For the practicing Catholic, the examples these men serve is even better understood than many of the saints described in the pages of Butler’s Lives of the Saints. The radical nature of their devotion, their utter rejection of the pagan and contemporaneous world, and the embrace of a life of poverty and, often, suffering, crystallizes the essence of what absolute devotion embodies. It’s not a matter of following ideas and philosophizing, though sometimes those are important endeavors. Faith is a form of living, an entire lifestyle, the organizing principle of being. The ascetics, both in antiquity as well as today, embody an embrace of faith so raw and unsullied by worldly distractions that they can’t help but serve as examples for mere laymen such as the rest of us. Their devotion helps put our own lives, cluttered by both earthly desires and secular evils, into perspective.

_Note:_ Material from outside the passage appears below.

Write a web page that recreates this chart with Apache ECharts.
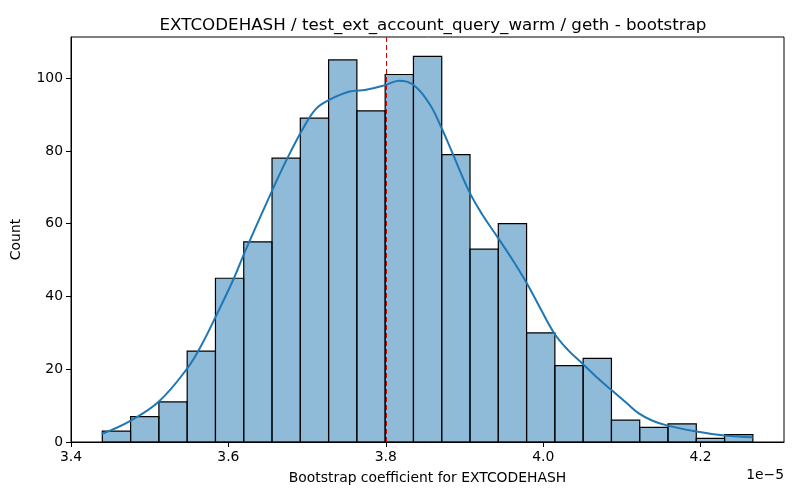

While this isn’t a text that should be of foremost importance for newcomers to Catholicism, it’s certainly one that should eventually find its spot on your shelf. It sheds light on the figures that informed and influenced the legendary figures of the early Church, such as St. Athanasius, St. Augustine, St. Jerome, and numerous others. For this reason, in addition to its practical value as a reminder of Man’s worldly position as a creature affected by sin, but only tempted and susceptible to it insofar as he is able to overcome it.

The translation of this edition is by Benedicta Ward (SLG), whose other works are worth a look as well. The volume only has a few short papers in the form of a preface and introduction to help orient the reader, but little else as supplementary material goes.